4. Business Consulting Projects
Whereas full-time Co-op programs and part-time internships are formal positions within your organization, Business Consulting Projects are not. These engagements connect you with two or three students who help analyze a specific problem. If you have a business challenge that can be addressed within a well-defined scope of work, then a Business Consulting Project could be a proactive and productive way to help solve it.
Students perform in-depth research into your company’s issue, delivering a written report and a presentation that details their process, findings, and recommendations. Companies that have taken advantage of this program repeatedly affirm that it provides value far beyond what they had originally anticipated.
Business Consulting Projects are organized by the School of Business + Media, in areas such as marketing, human resources, business operations, IT, and sustainable business, with most of them taking place between January and May.
5. Capstone projects
For highly technical fields such as electrical engineering, mechanical engineering, and robotics, it’s not enough to master the relevant knowledge and skills. Students need to be able to put together a complex project that responds to industry needs, and businesses can collaborate with them on real-world issues and use cases.
These capstone projects are essential for most engineering students. Working alone or with teams—and always with the support of a faculty supervisor—they design, develop, execute, and manage a large engagement. This typically involves in-depth consultation with experts and professionals in their area of study, such as you and your team.
Not all capstone projects are student-led. You can formulate an Industry Sponsored Capstone Project (ISCP) for students in their final year of the Electrical and Computer Engineering Technology department at BCIT, providing a low-cost and low-risk way to explore a challenge facing your organization, and connect with a pool of possible job candidates.
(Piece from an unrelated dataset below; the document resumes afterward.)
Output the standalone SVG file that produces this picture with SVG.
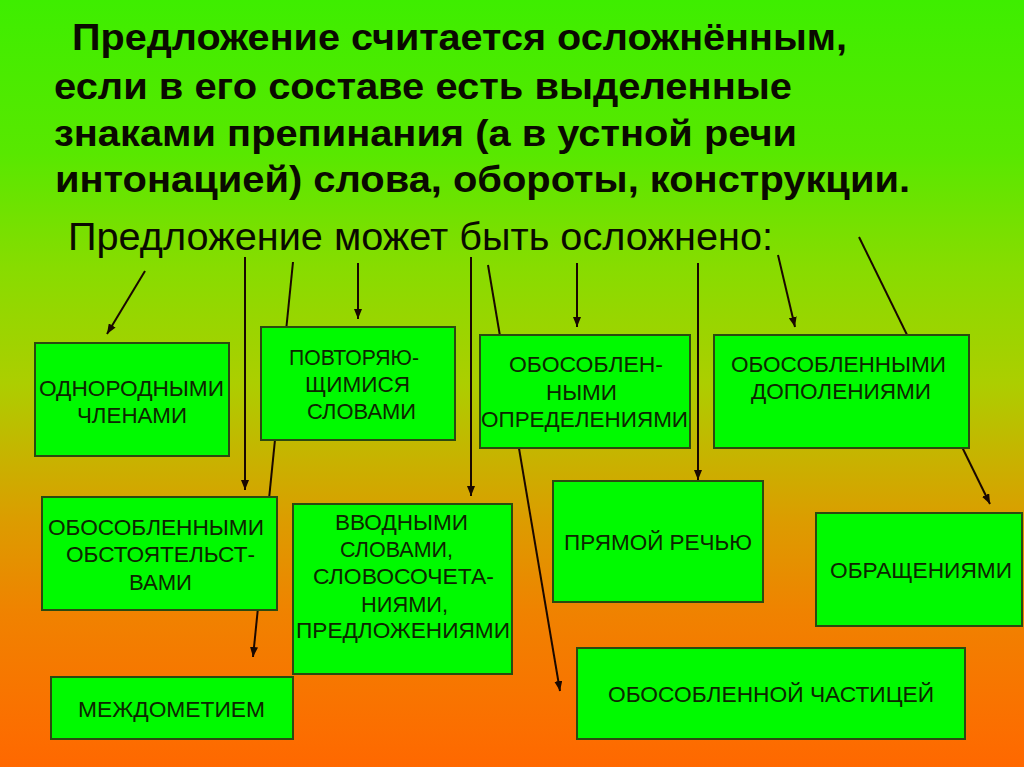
<svg xmlns="http://www.w3.org/2000/svg" width="1024" height="767" viewBox="0 0 1024 767">
<defs>
<linearGradient id="bg" x1="0" y1="0" x2="0" y2="1">
<stop offset="0" stop-color="#3eee00"/>
<stop offset="0.2" stop-color="#58e800"/>
<stop offset="0.35" stop-color="#88dc00"/>
<stop offset="0.5" stop-color="#acce00"/>
<stop offset="0.6" stop-color="#c8b200"/>
<stop offset="0.68" stop-color="#dc9c00"/>
<stop offset="0.8" stop-color="#f08200"/>
<stop offset="1" stop-color="#ff6800"/>
</linearGradient>
<marker id="ah" viewBox="0 0 10 8" refX="10" refY="4" markerWidth="10" markerHeight="8" orient="auto" markerUnits="userSpaceOnUse">
<path d="M0,0 L10,4 L0,8 z" fill="#1a0800"/>
</marker>
<style>
.title{font-family:"Liberation Sans",Arial,sans-serif;font-weight:bold;font-size:37px;fill:#0a0a00}
.sub{font-family:"Liberation Sans",Arial,sans-serif;font-size:38px;fill:#0a0a00}
.box rect{fill:#00fa00;stroke:#2b4a10;stroke-width:2}
.box text{font-family:"Liberation Sans",Arial,sans-serif;font-size:22px;fill:#0d2600}
.conn line{stroke:#1a0800;stroke-width:2}
.arr{marker-end:url(#ah)}
</style>
</defs>
<rect x="0" y="0" width="1024" height="767" fill="url(#bg)"/>
<g id="heading">
<text class="title" x="72" y="50" textLength="775" lengthAdjust="spacingAndGlyphs">Предложение считается осложнённым,</text>
<text class="title" x="54" y="99" textLength="738" lengthAdjust="spacingAndGlyphs">если в его составе есть выделенные</text>
<text class="title" x="54" y="146" textLength="743" lengthAdjust="spacingAndGlyphs">знаками препинания (а в устной речи</text>
<text class="title" x="55" y="192" textLength="855" lengthAdjust="spacingAndGlyphs">интонацией) слова, обороты, конструкции.</text>
<text class="sub" x="68" y="250" textLength="705" lengthAdjust="spacingAndGlyphs">Предложение может быть осложнено:</text>
</g>
<g id="connectors" class="conn">
<line class="arr" x1="145" y1="271" x2="107" y2="334"/>
<line class="arr" x1="245" y1="257" x2="245" y2="490"/>
<line class="arr" x1="293" y1="262" x2="253" y2="657"/>
<line class="arr" x1="358" y1="263" x2="358" y2="319"/>
<line class="arr" x1="471" y1="257" x2="471" y2="496"/>
<line class="arr" x1="488" y1="265" x2="560" y2="691"/>
<line class="arr" x1="577" y1="263" x2="577" y2="327"/>
<line class="arr" x1="698" y1="263" x2="698" y2="480"/>
<line class="arr" x1="778" y1="255" x2="795" y2="327"/>
<line class="arr" x1="859" y1="237" x2="990" y2="504"/>
</g>
<g id="n1" class="box">
<rect x="35" y="343" width="194" height="113"/>
<text x="39" y="396" textLength="185" lengthAdjust="spacingAndGlyphs">ОДНОРОДНЫМИ</text>
<text x="77" y="423" textLength="110" lengthAdjust="spacingAndGlyphs">ЧЛЕНАМИ</text>
</g>
<g id="n2" class="box">
<rect x="261" y="327" width="194" height="113"/>
<text x="289" y="365" textLength="130" lengthAdjust="spacingAndGlyphs">ПОВТОРЯЮ-</text>
<text x="305" y="392" textLength="105" lengthAdjust="spacingAndGlyphs">ЩИМИСЯ</text>
<text x="307" y="419" textLength="109" lengthAdjust="spacingAndGlyphs">СЛОВАМИ</text>
</g>
<g id="n3" class="box">
<rect x="480" y="335" width="210" height="113"/>
<text x="509" y="372" textLength="154" lengthAdjust="spacingAndGlyphs">ОБОСОБЛЕН-</text>
<text x="546" y="400" textLength="71" lengthAdjust="spacingAndGlyphs">НЫМИ</text>
<text x="481" y="427" textLength="207" lengthAdjust="spacingAndGlyphs">ОПРЕДЕЛЕНИЯМИ</text>
</g>
<g id="n4" class="box">
<rect x="714" y="335" width="255" height="113"/>
<text x="731" y="372" textLength="215" lengthAdjust="spacingAndGlyphs">ОБОСОБЛЕННЫМИ</text>
<text x="751" y="399" textLength="180" lengthAdjust="spacingAndGlyphs">ДОПОЛЕНИЯМИ</text>
</g>
<g id="n5" class="box">
<rect x="42" y="497" width="235" height="113"/>
<text x="48" y="535" textLength="216" lengthAdjust="spacingAndGlyphs">ОБОСОБЛЕННЫМИ</text>
<text x="66" y="562" textLength="189" lengthAdjust="spacingAndGlyphs">ОБСТОЯТЕЛЬСТ-</text>
<text x="129" y="590" textLength="63" lengthAdjust="spacingAndGlyphs">ВАМИ</text>
</g>
<g id="n6" class="box">
<rect x="293" y="504" width="219" height="170"/>
<text x="335" y="530" textLength="133" lengthAdjust="spacingAndGlyphs">ВВОДНЫМИ</text>
<text x="340" y="557" textLength="113" lengthAdjust="spacingAndGlyphs">СЛОВАМИ,</text>
<text x="313" y="584" textLength="181" lengthAdjust="spacingAndGlyphs">СЛОВОСОЧЕТА-</text>
<text x="361" y="612" textLength="87" lengthAdjust="spacingAndGlyphs">НИЯМИ,</text>
<text x="296" y="638" textLength="214" lengthAdjust="spacingAndGlyphs">ПРЕДЛОЖЕНИЯМИ</text>
</g>
<g id="n7" class="box">
<rect x="51" y="677" width="242" height="62"/>
<text x="78" y="717" textLength="187" lengthAdjust="spacingAndGlyphs">МЕЖДОМЕТИЕМ</text>
</g>
<g id="n8" class="box">
<rect x="553" y="481" width="210" height="121"/>
<text x="564" y="550" textLength="188" lengthAdjust="spacingAndGlyphs">ПРЯМОЙ РЕЧЬЮ</text>
</g>
<g id="n9" class="box">
<rect x="816" y="513" width="206" height="113"/>
<text x="830" y="578" textLength="182" lengthAdjust="spacingAndGlyphs">ОБРАЩЕНИЯМИ</text>
</g>
<g id="n10" class="box">
<rect x="577" y="648" width="388" height="91"/>
<text x="608" y="702" textLength="326" lengthAdjust="spacingAndGlyphs">ОБОСОБЛЕННОЙ ЧАСТИЦЕЙ</text>
</g>
</svg>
6. Industry Sponsored Student Projects
Separate from an ISCP are Industry Sponsored Student Projects (ISSPs). These are built into many of the computing programs at BCIT, in areas such as DevOps, AR and VR, AI and machine learning, coding and technical writing, and gaming. Some students may complete multiple ISSPs before they graduate.
Today, all industries depend on technology, so if you require problem solving, research and development, engineering, or proof-of-concept related to computing, submit your project to BCIT.
Regardless of what type of business challenge you have, BCIT students are willing and able to put in the time, the work, the research, and the resources to discover a creative solution. Businesses who work with them report high satisfaction and success, and often return year over year to commission new projects—and build new relationships with tomorrow’s top talent.